Well, people agreed the boardwalk must be rebuilt, and finally, here it is.

The smart new boardwalk with edge rails

The wooden substructure has been replaced with posts and joists of recycled plastic. This artificial wood costs more than real wood, but will with luck last for many years: it’s invulnerable to rot, at least. Whether it’s actually friendlier to the environment is an interesting question: at least it doesn’t constitute new use of fossil fuels, or at least, not terribly much; wood is of course a fully renewable resource, as long as it comes from properly managed forests like those in Northern Europe. It could mean less maintenance and disturbance to the reserve, as it should need to be dug out and replaced far less often.

New Boardwalk Substructure in Artificial Wood (recycled plastic); the decking planks and rails are wood

Fire is clearly now a sensitive matter on hot sunny days, with the unfamiliar sight of a Surrey Fire and Rescue Service truck patrolling the reserve, presumably to forestall any barbecue or picnic stove fires.
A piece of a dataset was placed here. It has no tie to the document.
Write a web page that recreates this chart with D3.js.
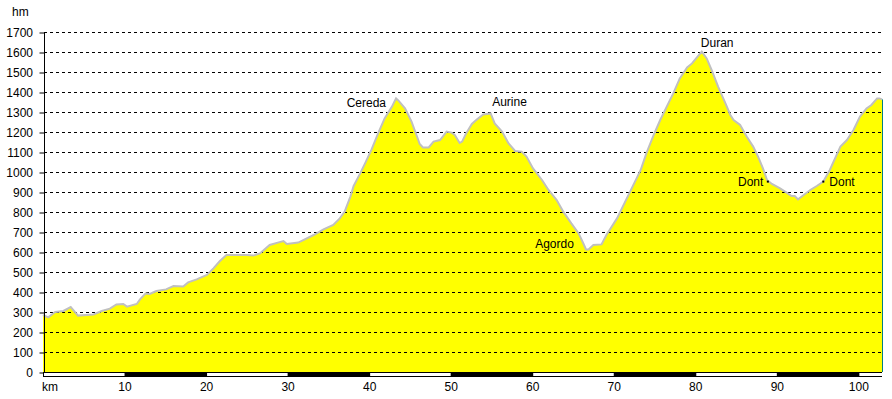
<!DOCTYPE html>
<html>
<head>
<meta charset="utf-8">
<script src="https://cdn.jsdelivr.net/npm/d3@7"></script>
<style>
  body { margin: 0; background: #ffffff; }
  svg text { font-family: Arial, "Liberation Sans", sans-serif; font-size: 12px; fill: #000; }
</style>
</head>
<body>
<svg id="profile" width="892" height="399"></svg>
<script>

// ********************** //
//          Data          //
// ********************** //

var km = [0, 0.65, 1.5, 2.5, 3.4, 4.3, 6.2, 7.2, 8.2, 9.0, 9.85, 10.3, 11.5, 11.9, 12.6, 13.1, 13.9,
    15.1, 16.0, 17.2, 17.8, 18.85, 20.1, 20.9, 21.7, 22.5, 25.0, 25.8, 26.6, 27.8, 28.9, 29.5, 29.9,
    31.3, 33.2, 34.4, 35.6, 36.4, 37.0, 37.7, 38.1, 38.9, 39.5, 40.3, 41.1, 41.9, 42.8, 43.3, 43.6,
    44.4, 45.2, 45.8, 46.2, 46.6, 47.3, 47.9, 48.7, 49.5, 50.1, 50.5, 51.1, 51.4, 51.8, 52.0, 52.6,
    53.2, 54.0, 54.9, 55.4, 56.3, 57.1, 57.9, 58.7, 59.3, 60.1, 61.2, 62.0, 63.0, 63.8, 64.8, 65.7,
    66.3, 66.6, 66.9, 67.5, 68.5, 69.1, 70.4, 71.6, 72.8, 73.3, 74.0, 74.9, 75.7, 76.5, 77.3, 78.1,
    79.0, 79.6, 80.2, 80.8, 81.4, 82.0, 82.8, 83.7, 84.3, 84.7, 85.5, 86.3, 87.1, 87.7, 88.3, 88.8,
    89.4, 90.4, 91.2, 91.8, 92.2, 92.6, 93.3, 94.1, 94.9, 95.7, 96.5, 97.8, 98.6, 99.4, 100.2, 101.0,
    101.6, 102.3, 102.6, 102.9];

var altitude = [285, 273, 300, 305, 325, 282, 288, 305, 317, 338, 340, 327, 340, 363, 393, 390, 405,
    413, 430, 427, 448, 463, 485, 518, 555, 585, 585, 582, 593, 635, 648, 655, 640,
    647, 685, 713, 735, 768, 802, 877, 930, 993, 1043, 1113, 1193, 1268, 1327, 1368, 1357,
    1318, 1252, 1185, 1140, 1123, 1123, 1152, 1160, 1202, 1197, 1185, 1145, 1152, 1185, 1200, 1240,
    1262, 1288, 1293, 1243, 1202, 1143, 1105, 1102, 1077, 1018, 960, 910, 860, 802, 743, 693,
    640, 613, 613, 635, 638, 685, 768, 868, 968, 1010, 1093, 1185, 1260, 1327, 1393, 1468,
    1523, 1543, 1573, 1602, 1568, 1510, 1427, 1343, 1285, 1260, 1235, 1177, 1127, 1077, 1018, 960,
    940, 918, 897, 880, 880, 863, 885, 910, 930, 952, 1010, 1127, 1160, 1210, 1277, 1318,
    1335, 1368, 1368, 1363];

var placeNames = ['Cereda', 'Aurine', 'Agordo', 'Duran', 'Dont', 'Dont'];
var placeKm = [43.3, 54.6, 66.7, 80.8, 88.9, 95.7];
var placeAlt = [1368, 1293, 613, 1602, 952, 952];

var altTicks = d3.range(0, 1701, 100);
var kmTicks = d3.range(10, 101, 10);
var kmMax = 102.9;


// ********************** //
//        Drawing         //
// ********************** //

var svg = d3.select('#profile');

var x = d3.scaleLinear().domain([0, kmMax]).range([43, 882]);
var y = d3.scaleLinear().domain([0, 1700]).range([372, 32]);

var points = km.map((k, i) => [k, altitude[i]]);

// ***** Filled profile ***** //
var area = d3.area()
    .x(d => x(d[0]))
    .y0(y(0))
    .y1(d => y(d[1]));

svg.append('path')
    .datum(points)
    .attr('d', area)
    .attr('fill', '#ffff00');

// ***** Grid ***** //
svg.append('g')
    .selectAll('line')
    .data(altTicks.slice(1))
    .enter()
    .append('line')
    .attr('x1', 44)
    .attr('x2', 882)
    .attr('y1', d => y(d) + 0.5)
    .attr('y2', d => y(d) + 0.5)
    .attr('stroke', '#000')
    .attr('stroke-width', 1)
    .attr('stroke-dasharray', '3,3');

// ***** Outline ***** //
var line = d3.line()
    .x(d => x(d[0]))
    .y(d => y(d[1]));

svg.append('path')
    .datum(points)
    .attr('d', line)
    .attr('fill', 'none')
    .attr('stroke', '#c0c0c0')
    .attr('stroke-width', 2);

svg.append('line')
    .attr('x1', x(kmMax) + 0.5)
    .attr('x2', x(kmMax) + 0.5)
    .attr('y1', y(altitude[altitude.length - 1]))
    .attr('y2', y(0))
    .attr('stroke', '#008080')
    .attr('stroke-width', 1);

// ***** Y axis ***** //
var yAxis = d3.axisLeft(y)
    .tickValues(altTicks)
    .tickFormat(d3.format('d'))
    .tickSize(5)
    .tickPadding(6);

var gy = svg.append('g')
    .attr('transform', 'translate(44.5,0.5)')
    .call(yAxis);
gy.select('.domain').attr('d', 'M0,' + (y(1700) - 0.5) + 'V' + y(0));
gy.selectAll('text')
    .attr('font-size', 12)
    .attr('font-family', 'Arial, "Liberation Sans", sans-serif')
    .attr('dy', '0.35em')
    .attr('x', -11.5);

svg.append('text')
    .attr('x', 12)
    .attr('y', 16)
    .text('hm');

// ***** Km scale bar ***** //
var segments = d3.range(0, kmMax, 10);

svg.append('rect')
    .attr('x', x(0))
    .attr('y', 372)
    .attr('width', x(kmMax) - x(0))
    .attr('height', 5)
    .attr('fill', '#000');

svg.append('g')
    .selectAll('rect')
    .data(segments.filter((d, i) => i % 2 == 0))
    .enter()
    .append('rect')
    .attr('x', d => x(d) + 1)
    .attr('y', 373)
    .attr('width', d => x(Math.min(d + 10, kmMax)) - x(d) - 1)
    .attr('height', 3)
    .attr('fill', '#fff');

svg.append('g')
    .selectAll('text')
    .data(kmTicks)
    .enter()
    .append('text')
    .attr('x', d => x(d) + 0.5)
    .attr('y', 391)
    .attr('text-anchor', 'middle')
    .text(d => d);

svg.append('text')
    .attr('x', 42)
    .attr('y', 391)
    .text('km');

// ***** Place names ***** //
var labelPlace = [
    { anchor: 'end', dx: -10, dy: 8.5 },
    { anchor: 'start', dx: 4, dy: -7 },
    { anchor: 'end', dx: -13, dy: -1 },
    { anchor: 'start', dx: -1, dy: -5 },
    { anchor: 'end', dx: -4.5, dy: 4 },
    { anchor: 'start', dx: 6, dy: 4 }
];
var marked = [false, false, false, false, true, true];

var places = svg.append('g')
    .selectAll('g')
    .data(placeNames.map((n, i) => i))
    .enter()
    .append('g')
    .attr('transform', i => 'translate(' + x(placeKm[i]) + ',' + y(placeAlt[i]) + ')');

places.append('text')
    .attr('x', i => labelPlace[i].dx)
    .attr('y', i => labelPlace[i].dy)
    .attr('text-anchor', i => labelPlace[i].anchor)
    .text(i => placeNames[i]);

places.filter(i => marked[i])
    .append('rect')
    .attr('x', -1)
    .attr('y', -1)
    .attr('width', 2)
    .attr('height', 2)
    .attr('fill', '#000');

</script>
</body>
</html>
There has recently been a serious fire across the road on Frensham Common, so the danger is close and real. We received a professional drive-by glance as we ate our definitely-cold sandwiches beside one of the bridleways. It’s interesting to see fire-watching in action here in Britain; in America, it has been going on for a century, and its effect there has been to allow the build-up of an enormous reserve of dry timber and brushwood across the national forests. That has been followed, one might think inevitably, by major fires that have burnt far hotter, for longer, and over much larger areas than previously.

Fire Truck

When I lived in Suffolk, it was a common practice among the older local people to go for a picnic on the heaths on a nice sunny day; and when the thermos of tea had been finished, to set fire to a little bit of the heath, which then smouldered and burnt quietly in an unobtrusive sort of way, removing the taller bushes of heather and gorse, and probably some small saplings into the bargain. This does little damage to the wildlife, and in fact favours (rare) heath over (common) trees, effectively managing the habitat by interrupting the ecological succession to forest. As such old-fashioned, seemingly casual management has fallen out of fashion, fire has become more and more of a problem. Of course, with global warming, hotter summers and lightning strikes become more and more likely, so large and destructive forest fires are becoming more frequent.

So, I’m not averse to seeing the fire truck: nobody wants to have another disastrously hot fire on this common or any other. But fires will happen, and better many and small than few and hot. So perhaps the fire-watching needs to be supplemented by a little carefully-managed fire-setting. Let’s hope that’s in the reserve management plan. Without it, woody plants can be controlled by cutting — for instance, a tractor can mow heather to remove excess wood and cut small tree seedlings — and by grazing, and indeed there are some grazing areas at Thursley. But anyone who looks at the common will see a mass of invading Birch and Pine saplings, and they may well wonder whether the current management regime is sufficient.

Water Lilies in Moat Pond

The pools were alive with sparkling dragonflies, really difficult to get binoculars on to, as they flashed, dashed, darted, chased, and flickered to and fro, defending territories over the best bog pools and floating vegetation. I was delighted to find a group of Downy Emerald Dragonflies strutting their stuff over the glorious water lilies in Moat Pond. The bog pools also harboured Black Darters (more often seen in Scotland than the south of England), Broad-Bodied Chaser, Four-Spotted Chaser, Common Blue Damselfly, and a Banded Demoiselle. More than likely there were several other species present but as they hardly ever settled, and as the brisk breeze gave them afterburner-speed, it was not easy to tell.

Downy Emerald Dragonfly
Marsh Orchid

A Lesson in Monitoring Pondlife

Alex and Andy monitoring the Apple Tree seasonal pond, whose water looks to have been polluted.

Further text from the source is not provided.